‘BU ISRARCI YAKLAŞIM BIRAKIN DİPLOMASİYİ, KİŞİSEL MÜNASEBETLERDE BİLE ŞAHSİYETİ ZEDELER'
"Hollanda'nın, bu yakışıksız ve derin problemlere sebebiyet verecek tavrını doğru bulmadığımız gibi Dışişleri Bakanımıza yönelik tavra rağmen başka bir bakanımızın aynı gün Hollanda'ya gitme hususunda ısrarını da doğru bulmuyoruz. Zira bu ısrarcı yaklaşım bırakın diplomasiyi, kişisel münasebetlerde bile şahsiyeti zedeler ve oluşmuş krizi daha da derinleştirir. Hükümet temsilcilerinin ülkemizi böyle bir duruma sokmaya sebebiyet vermelerini de tasvip etmiyoruz.
‘MESELELER AKL-I SELİM İLE ÇÖZÜLÜR'
Devlet yönetimi bilgi, hikmet, sağduyu ve akl-ı selim gerektirir. Bu itibarla devleti yönetenlerin hamasi konuşma ve duygusal tavır alma hakları yoktur. Attıkları adımlar, sadece kendilerinin şahsi ve siyasi tutumlarına tesir etmez. Bunun çok ötesinde etkileri olur ve bu durum büyük bir sorumlulukla hareket edilmesini zaruri kılar. Bu çerçevede gerek ülkemiz gerekse Avrupa ülkeleri yöneticilerini akl-ı selimle hareket etmeye davet ediyorum."
‘Son günlerde bazı Avrupa ülkelerinin ülkemize yönelik hayretler verici tavırlar takındığını' söyleyen Karamollaoğlu, şu ifadeleri kullandı: "Avrupa'nın tutumu son derece yakışıksızdır. Özellikle Hollanda'nın Dışişleri ve Aile Bakanlarımıza yönelik takındığı tutum ve uyguladığı muamele diplomatik nezaketsizliğin ötesinde büyük bir hatadır. Bu hatalı tavır, sadece iki ülke arasında oluşacak bir problem olarak kalmayacak çok daha büyük problemlere sebebiyet verecek bir mahiyettedir. Biz Hollanda'nın bu tavrı neden takındığını bilmiyoruz. Elbette kendileri açısından bu tavrın bazı nedenleri vardır. Ancak ne sebeple olursa olsun takındıkları bu tavrı doğru bulmadığımızı ve kınadığımızı ifade etmek istiyorum. Ayrıca Hollanda hükümetini bu hatalı tavırdan bir an evvel dönmeye ve bu hatasını telafi edecek adımları atmaya davet ediyorum. Zira Hollanda hükümeti mevcut yaklaşımı ile ne elde etmek istiyorsa bilmeli ki, bu yaklaşımlar çok farklı ve genelde beklenenin aksine neticeler doğurabilir."
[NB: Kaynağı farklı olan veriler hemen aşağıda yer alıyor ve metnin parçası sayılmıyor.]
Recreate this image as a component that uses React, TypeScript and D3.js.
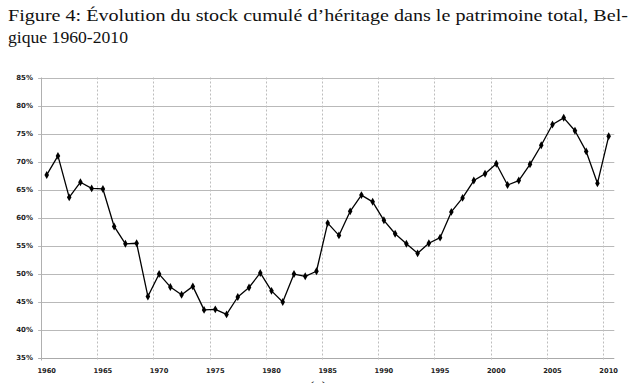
import React from "react";
import * as d3 from "d3";

const years: number[] = [
  1960, 1961, 1962, 1963, 1964, 1965, 1966, 1967, 1968, 1969,
  1970, 1971, 1972, 1973, 1974, 1975, 1976, 1977, 1978, 1979,
  1980, 1981, 1982, 1983, 1984, 1985, 1986, 1987, 1988, 1989,
  1990, 1991, 1992, 1993, 1994, 1995, 1996, 1997, 1998, 1999,
  2000, 2001, 2002, 2003, 2004, 2005, 2006, 2007, 2008, 2009, 2010,
];

const shares: number[] = [
  67.6, 71.0, 63.6, 66.3, 65.2, 65.1, 58.4, 55.3, 55.4, 45.9,
  49.9, 47.6, 46.2, 47.7, 43.5, 43.6, 42.7, 45.8, 47.5, 50.1,
  46.9, 44.9, 49.9, 49.5, 50.4, 59.0, 56.8, 61.1, 64.0, 62.8,
  59.5, 57.1, 55.3, 53.6, 55.4, 56.4, 61.0, 63.5, 66.6, 67.8,
  69.6, 65.8, 66.6, 69.5, 72.9, 76.6, 77.8, 75.5, 71.8, 66.1, 74.5,
];

const yTicks: number[] = [35, 40, 45, 50, 55, 60, 65, 70, 75, 80, 85];
const xLabelYears: number[] = [1960, 1965, 1970, 1975, 1980, 1985, 1990, 1995, 2000, 2005, 2010];
const xGridYears: number[] = [1965, 1970, 1975, 1980, 1985, 1990, 1995, 2000, 2005, 2010];

const titleLine1 = "Figure 4:  Évolution du stock cumulé d’héritage dans le patrimoine total, Bel-";
const titleLine2 = "gique 1960-2010";

export default function App() {
  const W = 640;
  const H = 383;
  const left = 41.1;
  const right = 614.3;
  const top = 77.5;
  const bottom = 357.5;

  const x = d3.scaleBand<number>().domain(years).range([left, right]).padding(0);
  const bw = x.bandwidth();
  const y = d3.scaleLinear().domain([35, 85]).range([bottom, top]);

  const cx = (yr: number) => (x(yr) as number) + bw / 2;

  const line = d3
    .line<number>()
    .x((_, i) => cx(years[i]))
    .y((d) => y(d));

  const diamond = d3.symbol().type(d3.symbolDiamond).size(18)() as string;

  const labelFont = "'DejaVu Sans', sans-serif";

  return (
    <svg
      width={W}
      height={H}
      style={{ position: "absolute", left: 0, top: 0, background: "#fff" }}
    >
      <rect x={0} y={0} width={W} height={H} fill="#fff" />
      <text
        x={8}
        y={21}
        fontFamily="'Liberation Serif', serif"
        fontSize={17.5}
        fill="#111"
        textLength={620}
        lengthAdjust="spacingAndGlyphs"
      >
        {titleLine1}
      </text>
      <text
        x={8}
        y={43}
        fontFamily="'Liberation Serif', serif"
        fontSize={17.5}
        fill="#111"
        textLength={120}
        lengthAdjust="spacingAndGlyphs"
      >
        {titleLine2}
      </text>

      {/* horizontal gridlines */}
      {yTicks.map((t) => (
        <line
          key={"h" + t}
          x1={left - 3}
          x2={right}
          y1={Math.round(y(t)) + 0.5}
          y2={Math.round(y(t)) + 0.5}
          stroke={t === 35 ? "#aaaaaa" : "#b9b9b9"}
          strokeWidth={1}
        />
      ))}

      {/* vertical dashed gridlines */}
      {xGridYears.map((yr) => (
        <line
          key={"v" + yr}
          x1={Math.round(x(yr) as number) + 0.5}
          x2={Math.round(x(yr) as number) + 0.5}
          y1={top}
          y2={bottom + 3}
          stroke="#bdbdbd"
          strokeWidth={1}
          strokeDasharray="2,2"
        />
      ))}

      {/* y axis line */}
      <line
        x1={Math.round(left) + 0.5}
        x2={Math.round(left) + 0.5}
        y1={top}
        y2={bottom + 3}
        stroke="#b0b0b0"
        strokeWidth={1}
      />

      {/* y tick labels */}
      {yTicks.map((t) => (
        <text
          key={"yl" + t}
          x={33}
          y={y(t) + 2.5}
          textAnchor="end"
          fontFamily={labelFont}
          fontWeight="bold"
          fontSize={7}
          fill="#222"
        >
          {t + "%"}
        </text>
      ))}

      {/* x tick labels */}
      {xLabelYears.map((yr) => (
        <text
          key={"xl" + yr}
          x={cx(yr)}
          y={372.5}
          textAnchor="middle"
          fontFamily={labelFont}
          fontWeight="bold"
          fontSize={6.7}
          fill="#222"
        >
          {yr}
        </text>
      ))}

      {/* series line */}
      <path d={line(shares) as string} fill="none" stroke="#000" strokeWidth={1.3} strokeLinejoin="round" />
      {shares.map((v, i) => (
        <path
          key={"m" + years[i]}
          d={diamond}
          transform={`translate(${cx(years[i])},${y(v)})`}
          fill="#000"
        />
      ))}

      {/* subcaption (cut off at bottom, as in the source) */}
      <text
        x={318}
        y={393}
        textAnchor="middle"
        fontFamily="'Liberation Serif', serif"
        fontSize={17}
        fill="#111"
      >
        (a)
      </text>
    </svg>
  );
}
Hollanda'da yaşanan krizin ardından AB üyeliğinin sil baştan ele alınmalı gerektiğini savunan Karamollaoğlu, şunları söyledi: "Bu meseleyi ifade ederken şunu da belirteyim ki, biz her vesile ile AB'nin bizim için asla medeniyet projesi olmadığını, Batı'nın genelde çifte standartlı olduğunu dile getiriyoruz. Tarih, Batı aleminin bu tavırlarının örnekleriyle doludur. Ülkemizin bu tavırlara karşı duruşu ancak şahsiyetli bir dış politika anlayışı ile engellenebilir. Bu yaşananlar AB ile üyelik görüşmelerimizin sil baştan ele alınmasını gerektirecek kadar önemli olduğu kanaatindeyiz. Öte yandan ülkemiz bu krizi fırsat bilmeli ve önündeki en önemli alternatif olan D-8'i bir an evvel harekete geçirmelidir."